Titanium-containing zeolites are widely studied for their catalytic versatility, particularly due to the Lewis acidity of framework Ti(IV) centers. While medium- and large-pore titanosilicates like TS-1, Ti-Beta, and Ti-MWW are well-established, small-pore titanium-containing zeolites such as Ti-CHA(Ti-SSZ-13) has been synthesized in presence of hydrofluoric acid
[1] or fluoride ion source
[2]. In this work, we report the first successful synthesis of Ti-CHA in absence of fluoride source, achieving high titanium incorporation into the zeolite framework. Further we have explored the tuning of tetrahedral Ti-species and octahedral Ti-species using additional Ti-source in mother liquor.
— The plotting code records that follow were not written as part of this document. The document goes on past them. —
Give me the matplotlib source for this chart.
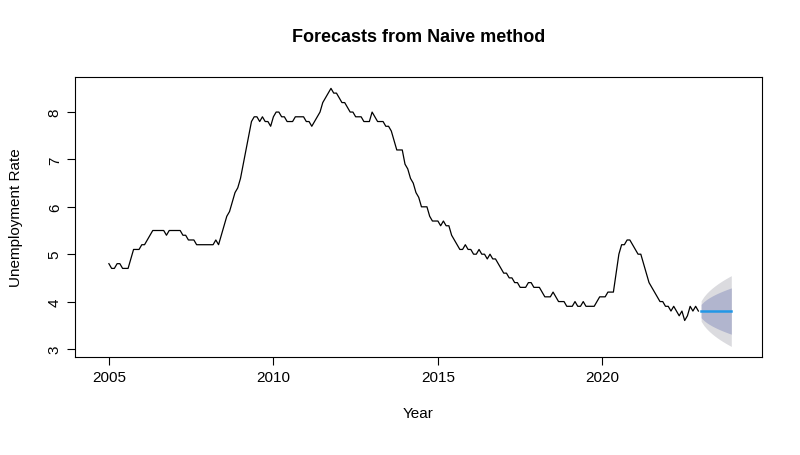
import numpy as np
import matplotlib.pyplot as plt

plt.rcParams["font.family"] = ["Liberation Sans", "DejaVu Sans"]

start_year = 2005
unemp = [
    4.8, 4.7, 4.7, 4.8, 4.8, 4.7, 4.7, 4.7, 4.9, 5.1, 5.1, 5.1,
    5.2, 5.2, 5.3, 5.4, 5.5, 5.5, 5.5, 5.5, 5.5, 5.4, 5.5, 5.5,
    5.5, 5.5, 5.5, 5.4, 5.4, 5.3, 5.3, 5.3, 5.2, 5.2, 5.2, 5.2,
    5.2, 5.2, 5.2, 5.3, 5.2, 5.4, 5.6, 5.8, 5.9, 6.1, 6.3, 6.4,
    6.6, 6.9, 7.2, 7.5, 7.8, 7.9, 7.9, 7.8, 7.9, 7.8, 7.8, 7.7,
    7.9, 8.0, 8.0, 7.9, 7.9, 7.8, 7.8, 7.8, 7.9, 7.9, 7.9, 7.9,
    7.8, 7.8, 7.7, 7.8, 7.9, 8.0, 8.2, 8.3, 8.4, 8.5, 8.4, 8.4,
    8.3, 8.2, 8.2, 8.1, 8.0, 8.0, 7.9, 7.9, 7.9, 7.8, 7.8, 7.8,
    8.0, 7.9, 7.8, 7.8, 7.8, 7.7, 7.7, 7.6, 7.4, 7.2, 7.2, 7.2,
    6.9, 6.8, 6.6, 6.5, 6.3, 6.2, 6.0, 6.0, 6.0, 5.8, 5.7, 5.7,
    5.7, 5.6, 5.7, 5.6, 5.6, 5.4, 5.3, 5.2, 5.1, 5.1, 5.2, 5.1,
    5.1, 5.0, 5.0, 5.1, 5.0, 5.0, 4.9, 5.0, 4.9, 4.9, 4.8, 4.7,
    4.6, 4.6, 4.5, 4.5, 4.4, 4.4, 4.3, 4.3, 4.3, 4.4, 4.4, 4.3,
    4.3, 4.3, 4.2, 4.1, 4.1, 4.1, 4.2, 4.1, 4.0, 4.0, 4.0, 3.9,
    3.9, 3.9, 4.0, 3.9, 3.9, 4.0, 3.9, 3.9, 3.9, 3.9, 4.0, 4.1,
    4.1, 4.1, 4.2, 4.2, 4.2, 4.6, 5.0, 5.2, 5.2, 5.3, 5.3, 5.2,
    5.1, 5.0, 5.0, 4.8, 4.6, 4.4, 4.3, 4.2, 4.1, 4.0, 4.0, 3.9,
    3.9, 3.8, 3.9, 3.8, 3.7, 3.8, 3.6, 3.7, 3.9, 3.8, 3.9, 3.8,
]
horizon = 12
sigma = 0.11  # residual sd of the naive model

t = start_year + np.arange(len(unemp)) / 12
tf = t[-1] + np.arange(1, horizon + 1) / 12
fc = np.full(horizon, unemp[-1])
se = sigma * np.sqrt(np.arange(1, horizon + 1))

fig = plt.figure(figsize=(8, 4.56), dpi=100)
ax = fig.add_axes([75 / 800, 1 - 358 / 456, (762 - 75) / 800, (358 - 78) / 456])
ax.fill_between(tf, fc - 1.96 * se, fc + 1.96 * se, color="#DBDBDF", lw=0)
ax.fill_between(tf, fc - 1.2816 * se, fc + 1.2816 * se, color="#B1B5CE", lw=0)
ax.plot(t, unemp, color="black", lw=0.9)
ax.plot(tf, fc, color="#2297E6", lw=1.8)

ax.set_xlim(2003.97, 2024.85)
ax.set_ylim(2.83, 8.74)
ax.set_xticks([2005, 2010, 2015, 2020])
ax.set_yticks([3, 4, 5, 6, 7, 8])
for lab in ax.get_yticklabels():
    lab.set_rotation(90)
    lab.set_va("center")
ax.tick_params(direction="out", length=6, labelsize=11)
ax.set_xlabel("Year", fontsize=11, labelpad=16)
ax.set_ylabel("Unemployment Rate", fontsize=11, labelpad=18)
ax.set_title("Forecasts from Naive method", fontsize=13, fontweight="bold", pad=26)

fig.savefig("out.png", dpi=100)
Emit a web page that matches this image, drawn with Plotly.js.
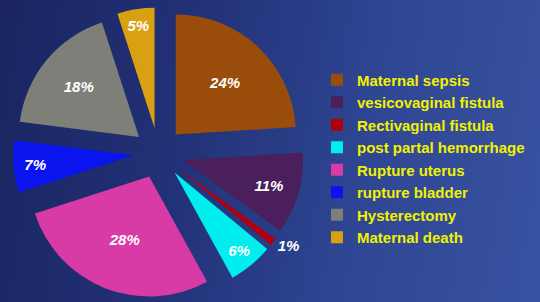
<!DOCTYPE html>
<html>
<head>
<meta charset="utf-8">
<script src="https://cdn.plot.ly/plotly-3.0.1.min.js"></script>
<style>
html,body{margin:0;padding:0;width:540px;height:302px;overflow:hidden;}
body{background:linear-gradient(100deg,#1a2560 0%,#223278 35%,#2e4592 65%,#3853a2 100%);}
#chart{width:540px;height:302px;}
</style>
</head>
<body>
<div id="chart"></div>
<script>
const categories = ["Maternal sepsis","vesicovaginal fistula","Rectivaginal fistula","post partal hemorrhage","Rupture uterus","rupture bladder","Hysterectomy","Maternal death"];
const values = [24, 11, 1, 6, 28, 7, 18, 5];
const colors = ["#9a4d0a","#4a1f5c","#b0000e","#00eeee","#d83aa6","#0a14ee","#7f7f7a","#d9a012"];
const textPositions = ["inside","inside","outside","inside","inside","inside","inside","inside"];

const trace = {
  type: "pie",
  labels: categories,
  values: values,
  sort: false,
  direction: "clockwise",
  rotation: 0,
  pull: values.map(() => 0.21),
  marker: {colors: colors, line: {width: 0}},
  textinfo: "percent",
  textposition: textPositions,
  insidetextorientation: "horizontal",
  textfont: {family: "Liberation Sans, Arial, sans-serif", size: 15, color: "#ffffff", weight: "bold", style: "italic"},
  domain: {x: [0.024, 0.563], y: [0.012, 0.975]},
  hoverinfo: "label+percent"
};

const layout = {
  width: 540, height: 302,
  margin: {l: 0, r: 0, t: 0, b: 0},
  paper_bgcolor: "rgba(0,0,0,0)",
  plot_bgcolor: "rgba(0,0,0,0)",
  showlegend: true,
  legend: {
    x: 0.587, y: 0.79, xanchor: "left", yanchor: "top",
    bgcolor: "rgba(0,0,0,0)",
    font: {family: "Liberation Sans, Arial, sans-serif", size: 15, color: "#f2f200", weight: "bold"},
    itemwidth: 30,
    tracegroupgap: 0,
    traceorder: "normal"
  }
};

Plotly.newPlot("chart", [trace], layout, {displayModeBar: false, staticPlot: true});
</script>
</body>
</html>
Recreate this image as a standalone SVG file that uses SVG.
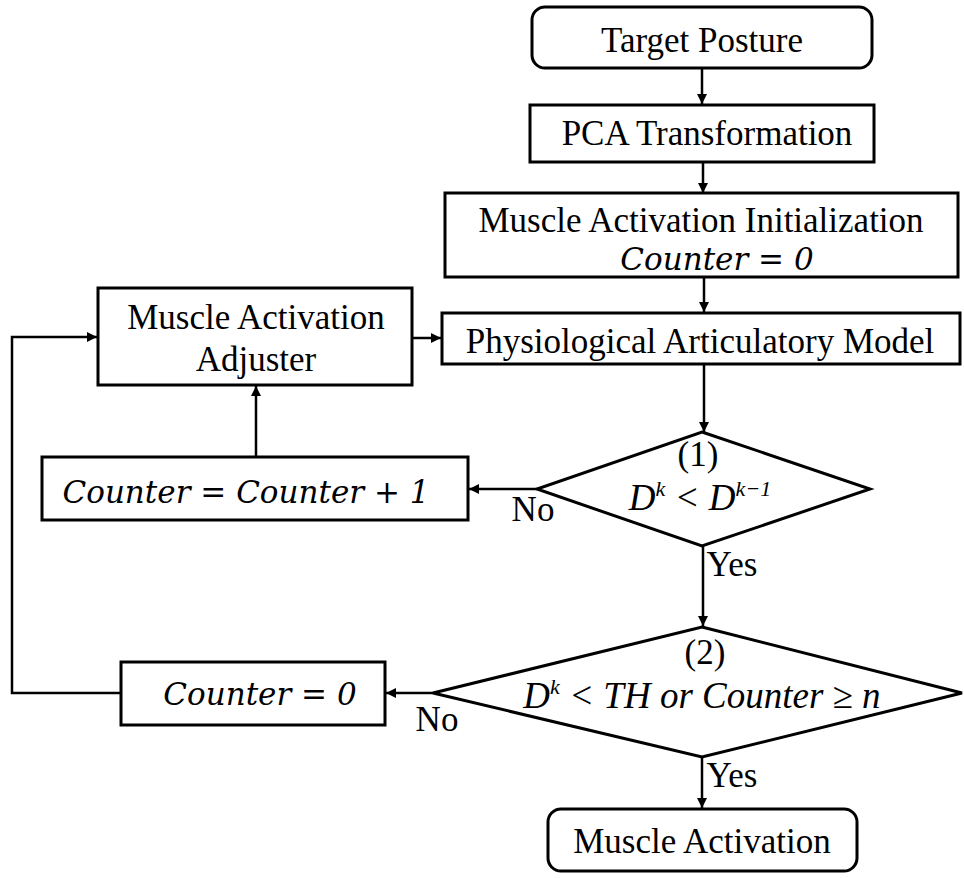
<svg xmlns="http://www.w3.org/2000/svg" width="964" height="878" viewBox="0 0 964 878">
<style>
.box{fill:#fff;stroke:#000;stroke-width:3}
.t{font-family:"Liberation Serif","Times New Roman",serif;font-size:35px;fill:#000;text-anchor:middle}
.m{font-family:"DejaVu Serif",serif;font-style:italic;font-size:31px;fill:#000;text-anchor:middle}
.mi{font-family:"Liberation Serif","Times New Roman",serif;font-style:italic;font-size:37px;fill:#000;text-anchor:middle}
.sup{font-size:22px}
.l{fill:none;stroke:#000;stroke-width:2.5}
</style>
<defs>
<marker id="ah" viewBox="0 0 10 10" refX="10" refY="5" markerWidth="10" markerHeight="10" markerUnits="userSpaceOnUse" orient="auto">
<path d="M0,0 L10,5 L0,10 z" fill="#000"/>
</marker>
</defs>
<rect width="964" height="878" fill="#fff"/>
<g id="connectors">
<line class="l" x1="702" y1="68" x2="702" y2="104" marker-end="url(#ah)"/>
<line class="l" x1="703" y1="162" x2="703" y2="193" marker-end="url(#ah)"/>
<line class="l" x1="704" y1="277" x2="704" y2="312" marker-end="url(#ah)"/>
<line class="l" x1="412" y1="338" x2="441" y2="338" marker-end="url(#ah)"/>
<line class="l" x1="704" y1="364" x2="704" y2="432" marker-end="url(#ah)"/>
<line class="l" x1="537" y1="489" x2="469" y2="489" marker-end="url(#ah)"/>
<line class="l" x1="256" y1="457" x2="256" y2="386" marker-end="url(#ah)"/>
<line class="l" x1="703" y1="546" x2="703" y2="626" marker-end="url(#ah)"/>
<line class="l" x1="433" y1="693" x2="386" y2="693" marker-end="url(#ah)"/>
<polyline class="l" points="121,693 12,693 12,337 97,337" marker-end="url(#ah)"/>
<line class="l" x1="702" y1="757" x2="702" y2="808" marker-end="url(#ah)"/>
<text class="t" x="533" y="521">No</text>
<text class="t" x="732" y="576">Yes</text>
<text class="t" x="437" y="731">No</text>
<text class="t" x="732" y="787">Yes</text>
</g>
<g id="target">
<rect class="box" x="532" y="7" width="340" height="61" rx="13"/>
<text class="t" x="702" y="52">Target Posture</text>
</g>
<g id="pca">
<rect class="box" x="530" y="105" width="344" height="57"/>
<text class="t" x="707" y="145">PCA Transformation</text>
</g>
<g id="init">
<rect class="box" x="445" y="193" width="513" height="84"/>
<text class="t" x="701" y="232">Muscle Activation Initialization</text>
<text class="m" x="717" y="270">Counter = 0</text>
</g>
<g id="model">
<rect class="box" x="442" y="313" width="518" height="51"/>
<text class="t" x="700" y="353">Physiological Articulatory Model</text>
</g>
<g id="adjuster">
<rect class="box" x="98" y="288" width="314" height="97"/>
<text class="t" x="256" y="329">Muscle Activation</text>
<text class="t" x="256" y="371">Adjuster</text>
</g>
<g id="increment">
<rect class="box" x="42" y="457" width="426" height="63"/>
<text class="m" x="246" y="503">Counter = Counter + 1</text>
</g>
<g id="cond1">
<polygon class="box" points="702,432 870,489 702,546 537,489"/>
<text class="t" x="698" y="466">(1)</text>
<text class="mi" x="700" y="510">D<tspan class="sup" dy="-14">k</tspan><tspan dy="14"> &lt; D</tspan><tspan class="sup" dy="-14">k−1</tspan></text>
</g>
<g id="cond2">
<polygon class="box" points="702,627 962,693 702,757 433,693"/>
<text class="t" x="705" y="664">(2)</text>
<text class="mi" x="702" y="708">D<tspan class="sup" dy="-14">k</tspan><tspan dy="14"> &lt; TH or Counter ≥ n</tspan></text>
</g>
<g id="reset">
<rect class="box" x="121" y="662" width="264" height="63"/>
<text class="m" x="260" y="705">Counter = 0</text>
</g>
<g id="output">
<rect class="box" x="548" y="809" width="309" height="62" rx="13"/>
<text class="t" x="702" y="853">Muscle Activation</text>
</g>
</svg>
The resulting Ti-CHA zeolites exhibit well-faceted cubic morphologies and distinct textural properties. X-ray photoelectron spectroscopy (XPS) indicated both tetrahedral and octahedral coordination states of Ti. Samples synthesized without additional Ti sources showed a higher fraction of tetrahedral Ti (up to ~83%), suggesting effective incorporation into the framework. Conversely, the use of excess Ti precursors led to a higher proportion of octahedral Ti species, often associated with extra-framework sites. Elemental analysis revealed Si/Ti ratios ranging from 37 to 82, depending on the precursor and synthesis conditions. These results demonstrate how precursor identity and synthesis parameters influence the physicochemical properties and Ti coordination environment in Ti-CHA zeolites. The materials developed here are promising candidates for applications in shape-selective oxidation, gas separation, and NH₃-SCR catalysis under harsh conditions, due to their thermal stability and controlled Ti incorporation.
References
[1] E. A. Eilertsen, S. Bordiga, C. Lamberti, A. Damin, F. Bonino, B. Arstad, S. Svelle, U. Olsbye, K. P. Lillerud, ChemCatChem 2011, 3, 1869–1871.
[2] Y. Kunitake, T. Takata, Y. Yamasaki, N. Yamanaka, N. Tsunoji, Y. Takamitsu, M. Sadakane, T. Sano, Microporous and Mesoporous Materials 2015, 215, 58–66.